The Scarlet & Black

The Independent Student News Site of Grinnell College

The Scarlet & Black

The Scarlet & Black

Late Alumnus Pledges Endowment to Local Animal Shelter

Yishi Liang, Editor-in-Chief

liangyis@grinnell.edu

Poweshiek Animal League Shelter (PALS) was recently able to hire its first paid employee since it was founded in 2004 thanks to an endowment from late Grinnell College alumnus Jonathan Jenkins ’70.

PALS was formed several decades after Jenkins’s time at Grinnell, but according to PALS Marketing Volunteer Tom Rempp, Jenkins was a longtime PALS and animal supporter.

Jenkins was a resident of Andover, Mass. up until the time of his death on Oct. 11, 2013. He was a regular volunteer to shelters in the area. He majored in French at Grinnell and later worked at the United States Postal Service.

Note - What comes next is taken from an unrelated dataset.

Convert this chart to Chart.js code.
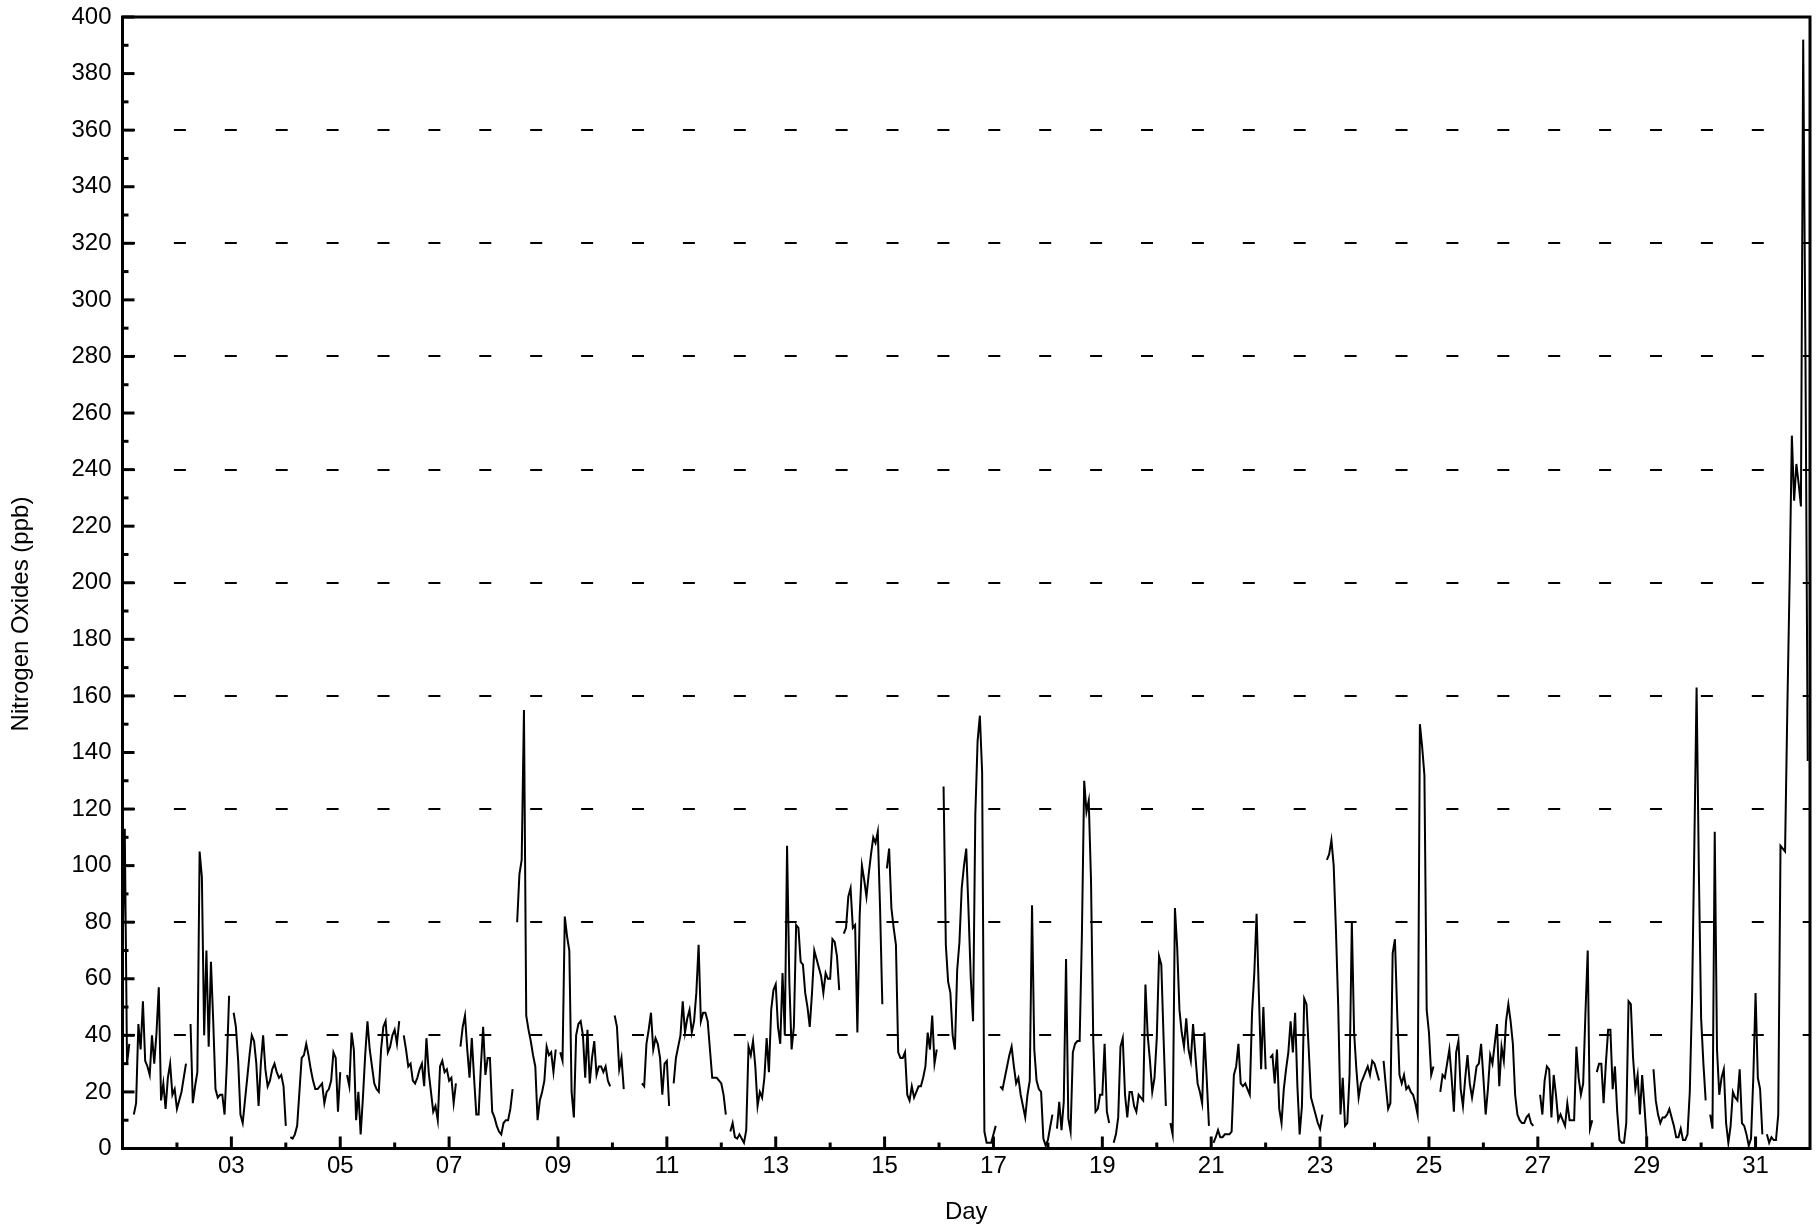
<!DOCTYPE html>
<html>
<head>
<meta charset="utf-8">
<title>Nitrogen Oxides - hourly</title>
<script src="https://cdn.jsdelivr.net/npm/chart.js@4.4.1/dist/chart.umd.min.js"></script>
<style>
  html, body { margin: 0; padding: 0; background: #ffffff; }
  #wrap { width: 1819px; height: 1228px; }
</style>
</head>
<body>
<div id="wrap"><canvas id="nox-chart" width="1819" height="1228"></canvas></div>
<script>
// Hourly NOx readings (ppb), one array per day, hours 00..23.
// null = missing hour (the line breaks there)
const d01 = [67, 113, 30, 37, null, 12, 16, 44, 35, 52, 31, 29, 26, 40, 30, 41, 57, 17, 23, 14, 25, 30, 19, 21];
const d02 = [14, 17, 20, 25, 30, null, 44, 16, 22, 27, 105, 96, 40, 70, 36, 66, 45, 21, 18, 19, 19, 12, 30, 54];
const d03 = [null, 48, 43, 31, 12, 9, 17, 25, 33, 40, 38, 30, 15, 30, 40, 28, 22, 24, 28, 30, 27, 25, 26, 22];
const d04 = [8, null, 4, 3.5, 5, 8, 20, 32, 33, 37, 33, 28, 24, 21, 21, 22, 23, 16, 20, 21, 24, 34, 32, 13];
const d05 = [27, null, null, 26, 22, 41, 35, 10, 20, 5, 18, 33, 45, 35, 29, 23, 21, 20, 35, 43, 45, 34, 36, 40];
const d06 = [42, 37, 45, null, 40, 35, 29, 30, 24, 23, 25, 28, 30, 22, 39, 27, 20, 13, 15, 10, 29, 31, 27, 28];
const d07 = [24, 25, 16, 23, null, 36, 43, 47, 35, 25, 39, 25, 12, 12, 29, 43, 26, 32, 32, 13, 11, 8, 6, 5];
const d08 = [9, 10, 10, 14, 21, null, 80, 97, 102, 155, 47, 42, 38, 33, 29, 10, 17, 20, 24, 36, 33, 34, 27, 35];
const d09 = [null, 34, 31, 82, 75, 70, 20, 11, 40, 44, 45, 40, 25, 42, 23, 32, 38, 26, 29, 29, 27, 29, 24, 22];
const d10 = [null, 47, 43, 28, 32, 21, null, null, null, null, null, null, null, 23, 22, 37, 42, 48, 35, 39, 37, 32, 19, 30];
const d11 = [31, 15, null, 23, 32, 36, 40, 52, 41, 46, 49, 41, 45, 55, 72, 45, 48, 48, 45, 35, 25, 25, 25, 24];
const d12 = [23, 19, 12, null, 6, 9, 4, 3.5, 5, 3.5, 2, 6.5, 36, 33, 38, 29, 15, 20, 18, 25, 39, 27, 49, 56];
const d13 = [58, 43, 37, 62, 40, 107, 59, 35, 43, 79, 78, 66, 65, 55, 50, 43, 55, 70, 67, 64, 61, 55, 62, 60];
const d14 = [60, 74, 73, 68, 56, null, 76, 78, 89, 92, 78, 79, 41, 82, 100, 95, 89, 97, 104, 110, 108, 112, 85, 51];
const d15 = [null, 99, 106, 85, 78, 72, 34, 32, 32, 34, 19, 17, 22, 18, 20, 22, 22, 25, 29, 41, 35, 47, 30, 35];
const d16 = [null, null, 128, 72, 59, 55, 40, 35, 63, 73, 92, 100, 106, 84, 60, 45, 118, 144, 153, 133, 6, 2, 2, 2];
const d17 = [5, 8, null, 22, 21, 25, 29, 33, 36, 29, 23, 25, 19, 15, 11, 19, 24, 86, 35, 24, 21, 20, 3.5, 1];
const d18 = [3, 7.6, 12, null, 7, 16.5, 6.5, 16.5, 67, 10.6, 6, 34, 37, 38, 38, 76, 130, 119, 123, 95, 38, 13, 14, 19];
const d19 = [19, 37, 13, 9, null, 2, 5, 11, 36, 39, 19, 11, 20, 20, 15, 13, 19, 18, 17, 58, 40, 31, 20, 25];
const d20 = [39, 68, 65, 39, 15, null, 9, 5, 85, 71, 49, 41, 36, 46, 35, 31, 44, 33, 23, 20, 16, 41, 25, 8];
const d21 = [null, 2, 4, 6.5, 4, 4, 5, 5, 5, 6, 26, 29, 37, 23, 22, 23, 21, 19, 48, 62, 83, 55, 28, 50];
const d22 = [28, null, 32, 33, 23, 35, 14, 9, 21, 28, 34, 45, 34, 48, 22, 5, 15, 53, 51, 35, 18, 15, 12, 9];
const d23 = [7, 12, null, 102, 104, 109, 100, 77, 50, 12, 25, 8, 9, 26, 80, 41, 28, 18, 23, 25, 27, 29, 26, 31];
const d24 = [30, 27, 24, null, 31, 22, 14, 16, 69, 74, 48, 26, 23, 26, 21, 22, 20, 19, 16, 12, 150, 142, 132, 49];
const d25 = [41, 26, 29, null, null, 20, 26, 25, 30, 35, 25, 13, 34, 38, 21, 15, 25, 33, 23, 18, 23, 29, 30, 37];
const d26 = [25, 12, 21, 33, 30, 37, 44, 22, 36, 31, 45, 51, 45, 37, 19, 12, 10, 9, 9, 11, 12, 9, 8, null];
const d27 = [null, 19, 12, 24, 29, 28, 11, 26, 19, 10, 12, 10, 8, 16, 10, 10, 10, 36, 25, 19, 23, 48, 70, 7];
const d28 = [10, null, 27, 30, 30, 16, 30, 42, 42, 21, 29, 13, 3, 2, 2, 9, 52, 51, 32, 21, 26, 12, 26, 15];
const d29 = [3, null, null, 28, 17, 12, 9, 11, 11, 12, 14, 11, 8, 4, 4, 7, 3, 3, 5, 20, 53, 107, 163, 98];
const d30 = [46, 30, 17, null, 12, 7, 112, 35, 19, 25, 28, 9, 2, 8, 20, 18, 17, 28, 9, 8, 5, 1, 3.5, 25];
const d31 = [55, 25, 21, 5, null, 5, 2, 4, 3, 3, 12, 107, 106, 105, 155, 200, 252, 229, 242, 235, 227, 392, 280, 137];

const hourlyByDay = [d01, d02, d03, d04, d05, d06, d07, d08, d09, d10, d11, d12, d13, d14, d15, d16,
                     d17, d18, d19, d20, d21, d22, d23, d24, d25, d26, d27, d28, d29, d30, d31];

// Axis set-up
const labelledDays = [3, 5, 7, 9, 11, 13, 15, 17, 19, 21, 23, 25, 27, 29, 31];
const dashedLevels = [40, 80, 120, 160, 200, 240, 280, 320, 360];
const yTitle = 'Nitrogen Oxides (ppb)';
const xTitle = 'Day';

const FONT = '"Liberation Sans", Arial, Helvetica, sans-serif';
const FONT_SIZE = 24;

// Day number + hour/24 gives the x position
const points = [];
hourlyByDay.forEach((values, i) => {
    values.forEach((v, h) => points.push({ x: i + 1 + h / 24, y: v }));
});

// Inward tick marks, plot frame and the y title
const frameAndTicks = {
    id: 'frameAndTicks',
    afterDraw(chart) {
        const { ctx, chartArea: a, scales: { x, y } } = chart;
        ctx.save();
        ctx.strokeStyle = '#000';
        ctx.lineWidth = 3;

        for (let v = 0; v <= 400; v += 10) {
            const py = y.getPixelForValue(v);
            const len = v % 20 === 0 ? 12 : 6;
            ctx.beginPath();
            ctx.moveTo(a.left, py);
            ctx.lineTo(a.left + len, py);
            ctx.stroke();
        }

        for (let d = 2; d <= 31; d++) {
            const px = x.getPixelForValue(d);
            const len = labelledDays.includes(d) ? 12 : 6;
            ctx.beginPath();
            ctx.moveTo(px, a.bottom);
            ctx.lineTo(px, a.bottom - len);
            ctx.stroke();
        }

        ctx.strokeRect(a.left, a.top, a.right - a.left, a.bottom - a.top);

        ctx.fillStyle = '#000';
        ctx.font = FONT_SIZE + 'px ' + FONT;
        ctx.textAlign = 'center';
        ctx.textBaseline = 'middle';
        ctx.translate(21, chart.height / 2);
        ctx.rotate(-Math.PI / 2);
        ctx.fillText(yTitle, 0, 0);
        ctx.restore();
    }
};

new Chart(document.getElementById('nox-chart'), {
    type: 'line',
    data: {
        datasets: [{
            label: 'NOx',
            data: points,
            borderColor: '#000',
            borderWidth: 2,
            pointRadius: 0,
            tension: 0,
            spanGaps: false
        }]
    },
    options: {
        responsive: false,
        animation: false,
        events: [],
        layout: { padding: { top: 17, right: 9, bottom: 0, left: 0 } },
        plugins: {
            legend: { display: false },
            tooltip: { enabled: false }
        },
        scales: {
            x: {
                type: 'linear',
                min: 1,
                max: 32,
                afterFit: s => {
                    s.height = 79.5;
                    s.paddingLeft = 0;
                    s.paddingRight = 0;
                },
                grid: { display: false, drawTicks: false },
                border: { display: false },
                ticks: {
                    stepSize: 1,
                    autoSkip: false,
                    maxRotation: 0,
                    padding: 3,
                    color: '#000',
                    font: { family: FONT, size: FONT_SIZE },
                    callback: v => labelledDays.includes(v) ? String(v).padStart(2, '0') : ''
                },
                title: {
                    display: true,
                    text: xTitle,
                    color: '#000',
                    font: { family: FONT, size: FONT_SIZE },
                    padding: { top: 0, bottom: 1 }
                }
            },
            y: {
                min: 0,
                max: 400,
                afterFit: s => {
                    s.width = 122.5;
                    s.paddingTop = 0;
                    s.paddingBottom = 0;
                },
                grid: {
                    drawTicks: false,
                    lineWidth: 2,
                    color: c => dashedLevels.includes(c.tick.value) ? '#000' : 'rgba(0,0,0,0)'
                },
                border: { display: false, dash: [12, 38.9], dashOffset: 0 },
                ticks: {
                    stepSize: 20,
                    padding: 11,
                    color: '#000',
                    font: { family: FONT, size: FONT_SIZE }
                }
            }
        }
    },
    plugins: [frameAndTicks]
});
</script>
</body>
</html>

“He came back to Grinnell for a class reunion,” Rempp said. “And he discovered that PALS existed. He was a big supporter of animal shelters in his area so he started giving PALS money every year … But I’m not even sure anyone [currently] there had met him.”

Despite not having personally met Jenkins, PALS personnel are deeply grateful for his generous donation. According to a PALS press release, the donation was enough for the organization to pay off the mortgage on their property, and PALS was able to promote longtime volunteer Dianna Townsend to a paid position.

Townsend will now be working as Shelter Operations Director, the first paid position at PALS – all other positions have been filled by volunteers.

“It’s work that’s been done by volunteers. It’s work that’s always been done,” Rempp said of Townsend’s new position.

In the past, PALS has relied solely on volunteers for all administrative work and animal care. Rempp estimates PALS has 20 to 30 local volunteers and roughly the same number of student volunteers. However, during the summer when students are not at Grinnell, operating PALS is especially difficult. The additional work often falls onto local volunteers, such as PALS Board President Gordon Bosse.

“This summer, when the students were gone, we had a lot of work to do that would fall on the other volunteers. [Bosse] actually took vacation this summer so he could work at the shelter,” Rempp said.

Bosse also works as PALS’s information technology personnel and photographer. Townsend accredits its sustainability largely to committed volunteers like Bosse and Rempp.

“While this endowment is exciting, being the first of such gift PALS has received, it is the day to day support from Grinnell and Poweshiek County that is vital to sustain our ongoing operations,” Townsend said in a press release.